| PROBLEM |
Make an exact copy of the lines, leaving the pictures out.

| SUPPLIED DATA |
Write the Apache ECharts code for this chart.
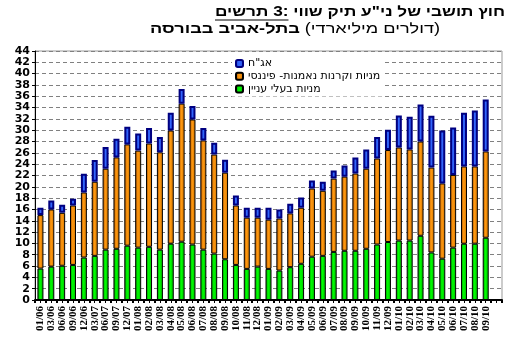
<!DOCTYPE html>
<html><head><meta charset="utf-8">
<script src="https://cdn.jsdelivr.net/npm/echarts@6/dist/echarts.min.js"></script>
<style>html,body{margin:0;padding:0;background:#fff}#c{width:517px;height:357px}</style>
</head><body><div id="c"></div>
<script>
const categories = ['01/06','03/06','06/06','09/06','12/06','03/07','06/07','09/07','12/07','01/08','02/08','03/08','04/08','05/08','06/08','07/08','08/08','09/08','10/08','11/08','12/08','01/09','02/09','03/09','04/09','05/09','06/09','07/09','08/09','09/09','10/09','11/09','12/09','01/10','02/10','03/10','04/10','05/10','06/10','07/10','08/10','09/10',''];
const seriesNames = ['מניות בעלי עניין', 'מניות וקרנות נאמנות- פיננסי', 'אג"ח'];
const green  = [5.55,5.9,6.05,6.2,7.5,7.8,8.9,9.05,9.6,9.25,9.4,8.9,9.95,10.3,9.8,8.9,8.2,7.2,6.2,5.5,5.9,5.5,5.2,5.8,6.4,7.65,7.8,8.5,8.7,8.7,9.05,9.8,10.25,10.5,10.5,11.35,8.4,7.3,9.25,9.95,9.95,11.0];
const orange = [9.45,10.1,9.35,10.5,11.5,13.1,14.3,16.15,17.9,17.15,18.25,17.2,20.0,24.4,22.1,19.3,17.5,15.3,10.5,9.05,8.65,8.7,9.2,9.5,9.9,12.05,11.5,12.95,13.1,13.65,14.15,15.2,16.25,16.45,16.1,16.65,15.0,13.3,12.85,13.65,13.65,15.25];
const blue   = [1.3,1.6,1.45,1.2,3.3,3.85,3.85,3.3,3.1,3.0,2.75,2.7,3.15,2.6,2.4,2.2,2.1,2.3,1.75,1.75,1.75,2.1,1.6,1.7,1.8,1.4,1.6,1.45,1.95,2.85,3.4,3.8,3.6,5.65,5.8,6.55,9.15,9.35,8.4,9.5,9.9,9.2];
const yMin = 0, yMax = 44, yStep = 2;
const titleLine1 = ['תרשים 3:', 'שווי תיק ני"ע של תושבי חוץ'];
const titleLine2 = ['בבורסה בתל-אביב', '(מיליארדי דולרים)'];

const G = echarts.graphic;
function grad(a,b,c){return new G.LinearGradient(0,0,1,0,[{offset:0,color:a},{offset:0.45,color:b},{offset:1,color:c}]);}
function rich(str, st){ return str.split(' ').map(w => '{'+st+'|'+w+'}').join('{'+st+'| }'); }

const mctx = document.createElement('canvas').getContext('2d');
function tw(txt, font){ mctx.font = font; return mctx.measureText(txt).width; }
const FS = 14, FF = '"Liberation Sans"';
const fB = 'bold '+FS+'px '+FF;
const fN = FS+'px '+FF;
// title box extents (layout)
const l1x = 215, l1r = 505, l1y = 5;
const l2x = 150, l2r = 440, l2y = 22;
const w1 = tw(titleLine1[0]+' '+titleLine1[1], fB);
const w1a = tw(titleLine1[0], fB);
const w2 = tw(titleLine2[0]+' ', fB) + tw(titleLine2[1], fN);
const s1 = (l1r - l1x) / w1, s2 = (l2r - l2x) / w2;
const richStyles = {
  b:{fontFamily:'Liberation Sans', fontWeight:'bold', fontSize:FS, color:'#000'},
  n:{fontFamily:'Liberation Sans', fontWeight:'normal', fontSize:FS, color:'#000'}
};
const line1 = rich(titleLine1[0],'b') + '{b| }' + rich(titleLine1[1],'b');
const line2 = rich(titleLine2[0],'b') + '{b| }' + rich(titleLine2[1],'n');

const chart = echarts.init(document.getElementById('c'), null, {renderer:'canvas'});
chart.setOption({
  animation:false,
  backgroundColor:'#fff',
  grid:{left:35, right:15, top:51, bottom:57, show:true, borderColor:'#999', borderWidth:1, backgroundColor:'#fff'},
  legend:{
    orient:'vertical', left:232, top:56, itemWidth:7, itemHeight:7, itemGap:1.8,
    padding:[2,4,2,3], backgroundColor:'#fff',
    data:[seriesNames[2], seriesNames[1], seriesNames[0]],
    textStyle:{fontFamily:'DejaVu Sans', fontSize:11, color:'#000', lineHeight:7}
  },
  graphic:[
    {type:'text', x:l1x, y:l1y, scaleX:s1, style:{text:line1, rich:richStyles}},
    {type:'line', shape:{x1:l1x, y1:l1y+15, x2:l1x+w1a*s1, y2:l1y+15}, style:{stroke:'#000', lineWidth:1}},
    {type:'text', x:l2x, y:l2y, scaleX:s2, style:{text:line2, rich:richStyles}}
  ],
  xAxis:[{
    type:'category', data:categories,
    axisLine:{lineStyle:{color:'#000', width:2}},
    axisTick:{show:true, interval:0, length:3, lineStyle:{color:'#000', width:2}},
    axisLabel:{interval:0, rotate:90, margin:6, fontFamily:'Liberation Serif', fontWeight:'bold', fontSize:11, color:'#000'},
    splitLine:{show:false}
  },{
    type:'category', data:categories, position:'bottom',
    axisLine:{show:false},
    axisTick:{show:true, alignWithLabel:true, interval:0, length:3, lineStyle:{color:'#000', width:1}},
    axisLabel:{show:false}, splitLine:{show:false}
  }],
  yAxis:{
    type:'value', min:yMin, max:yMax, interval:yStep,
    axisLine:{show:true, lineStyle:{color:'#000', width:1}},
    axisTick:{show:true, length:3, lineStyle:{color:'#000'}},
    axisLabel:{margin:5, fontFamily:'DejaVu Sans', fontWeight:'bold', fontSize:11, color:'#000'},
    splitLine:{show:true, lineStyle:{color:'#808080', type:[4,3], width:1}}
  },
  series:[
    {name:seriesNames[0], type:'bar', stack:'s', barWidth:6, data:green,
     itemStyle:{color:grad('#008800','#00ff00','#00b400'), borderColor:'#000', borderWidth:1}},
    {name:seriesNames[1], type:'bar', stack:'s', barWidth:6, data:orange,
     itemStyle:{color:grad('#a04800','#ff9a10','#d07000'), borderColor:'#000', borderWidth:1}},
    {name:seriesNames[2], type:'bar', stack:'s', barWidth:6, data:blue,
     itemStyle:{color:grad('#1a3cc0','#3366ff','#2a55e0'), borderColor:'#000080', borderWidth:2}}
  ]
});
</script></body></html>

| FULL ANSWER |
Write the Apache ECharts code for this chart.
<!DOCTYPE html>
<html><head><meta charset="utf-8">
<script src="https://cdn.jsdelivr.net/npm/echarts@6/dist/echarts.min.js"></script>
<style>html,body{margin:0;padding:0;background:#fff}#c{width:517px;height:357px}</style>
</head><body><div id="c"></div>
<script>
const categories = ['01/06','03/06','06/06','09/06','12/06','03/07','06/07','09/07','12/07','01/08','02/08','03/08','04/08','05/08','06/08','07/08','08/08','09/08','10/08','11/08','12/08','01/09','02/09','03/09','04/09','05/09','06/09','07/09','08/09','09/09','10/09','11/09','12/09','01/10','02/10','03/10','04/10','05/10','06/10','07/10','08/10','09/10',''];
const seriesNames = ['מניות בעלי עניין', 'מניות וקרנות נאמנות- פיננסי', 'אג"ח'];
const green  = [5.55,5.9,6.05,6.2,7.5,7.8,8.9,9.05,9.6,9.25,9.4,8.9,9.95,10.3,9.8,8.9,8.2,7.2,6.2,5.5,5.9,5.5,5.2,5.8,6.4,7.65,7.8,8.5,8.7,8.7,9.05,9.8,10.25,10.5,10.5,11.35,8.4,7.3,9.25,9.95,9.95,11.0];
const orange = [9.45,10.1,9.35,10.5,11.5,13.1,14.3,16.15,17.9,17.15,18.25,17.2,20.0,24.4,22.1,19.3,17.5,15.3,10.5,9.05,8.65,8.7,9.2,9.5,9.9,12.05,11.5,12.95,13.1,13.65,14.15,15.2,16.25,16.45,16.1,16.65,15.0,13.3,12.85,13.65,13.65,15.25];
const blue   = [1.3,1.6,1.45,1.2,3.3,3.85,3.85,3.3,3.1,3.0,2.75,2.7,3.15,2.6,2.4,2.2,2.1,2.3,1.75,1.75,1.75,2.1,1.6,1.7,1.8,1.4,1.6,1.45,1.95,2.85,3.4,3.8,3.6,5.65,5.8,6.55,9.15,9.35,8.4,9.5,9.9,9.2];
const yMin = 0, yMax = 44, yStep = 2;
const titleLine1 = ['תרשים 3:', 'שווי תיק ני"ע של תושבי חוץ'];
const titleLine2 = ['בבורסה בתל-אביב', '(מיליארדי דולרים)'];

const G = echarts.graphic;
function grad(a,b,c){return new G.LinearGradient(0,0,1,0,[{offset:0,color:a},{offset:0.45,color:b},{offset:1,color:c}]);}
function rich(str, st){ return str.split(' ').map(w => '{'+st+'|'+w+'}').join('{'+st+'| }'); }

const mctx = document.createElement('canvas').getContext('2d');
function tw(txt, font){ mctx.font = font; return mctx.measureText(txt).width; }
const FS = 14, FF = '"Liberation Sans"';
const fB = 'bold '+FS+'px '+FF;
const fN = FS+'px '+FF;
// title box extents (layout)
const l1x = 215, l1r = 505, l1y = 5;
const l2x = 150, l2r = 440, l2y = 22;
const w1 = tw(titleLine1[0]+' '+titleLine1[1], fB);
const w1a = tw(titleLine1[0], fB);
const w2 = tw(titleLine2[0]+' ', fB) + tw(titleLine2[1], fN);
const s1 = (l1r - l1x) / w1, s2 = (l2r - l2x) / w2;
const richStyles = {
  b:{fontFamily:'Liberation Sans', fontWeight:'bold', fontSize:FS, color:'#000'},
  n:{fontFamily:'Liberation Sans', fontWeight:'normal', fontSize:FS, color:'#000'}
};
const line1 = rich(titleLine1[0],'b') + '{b| }' + rich(titleLine1[1],'b');
const line2 = rich(titleLine2[0],'b') + '{b| }' + rich(titleLine2[1],'n');

const chart = echarts.init(document.getElementById('c'), null, {renderer:'canvas'});
chart.setOption({
  animation:false,
  backgroundColor:'#fff',
  grid:{left:35, right:15, top:51, bottom:57, show:true, borderColor:'#999', borderWidth:1, backgroundColor:'#fff'},
  legend:{
    orient:'vertical', left:232, top:56, itemWidth:7, itemHeight:7, itemGap:1.8,
    padding:[2,4,2,3], backgroundColor:'#fff',
    data:[seriesNames[2], seriesNames[1], seriesNames[0]],
    textStyle:{fontFamily:'DejaVu Sans', fontSize:11, color:'#000', lineHeight:7}
  },
  graphic:[
    {type:'text', x:l1x, y:l1y, scaleX:s1, style:{text:line1, rich:richStyles}},
    {type:'line', shape:{x1:l1x, y1:l1y+15, x2:l1x+w1a*s1, y2:l1y+15}, style:{stroke:'#000', lineWidth:1}},
    {type:'text', x:l2x, y:l2y, scaleX:s2, style:{text:line2, rich:richStyles}}
  ],
  xAxis:[{
    type:'category', data:categories,
    axisLine:{lineStyle:{color:'#000', width:2}},
    axisTick:{show:true, interval:0, length:3, lineStyle:{color:'#000', width:2}},
    axisLabel:{interval:0, rotate:90, margin:6, fontFamily:'Liberation Serif', fontWeight:'bold', fontSize:11, color:'#000'},
    splitLine:{show:false}
  },{
    type:'category', data:categories, position:'bottom',
    axisLine:{show:false},
    axisTick:{show:true, alignWithLabel:true, interval:0, length:3, lineStyle:{color:'#000', width:1}},
    axisLabel:{show:false}, splitLine:{show:false}
  }],
  yAxis:{
    type:'value', min:yMin, max:yMax, interval:yStep,
    axisLine:{show:true, lineStyle:{color:'#000', width:1}},
    axisTick:{show:true, length:3, lineStyle:{color:'#000'}},
    axisLabel:{margin:5, fontFamily:'DejaVu Sans', fontWeight:'bold', fontSize:11, color:'#000'},
    splitLine:{show:true, lineStyle:{color:'#808080', type:[4,3], width:1}}
  },
  series:[
    {name:seriesNames[0], type:'bar', stack:'s', barWidth:6, data:green,
     itemStyle:{color:grad('#008800','#00ff00','#00b400'), borderColor:'#000', borderWidth:1}},
    {name:seriesNames[1], type:'bar', stack:'s', barWidth:6, data:orange,
     itemStyle:{color:grad('#a04800','#ff9a10','#d07000'), borderColor:'#000', borderWidth:1}},
    {name:seriesNames[2], type:'bar', stack:'s', barWidth:6, data:blue,
     itemStyle:{color:grad('#1a3cc0','#3366ff','#2a55e0'), borderColor:'#000080', borderWidth:2}}
  ]
});
</script></body></html>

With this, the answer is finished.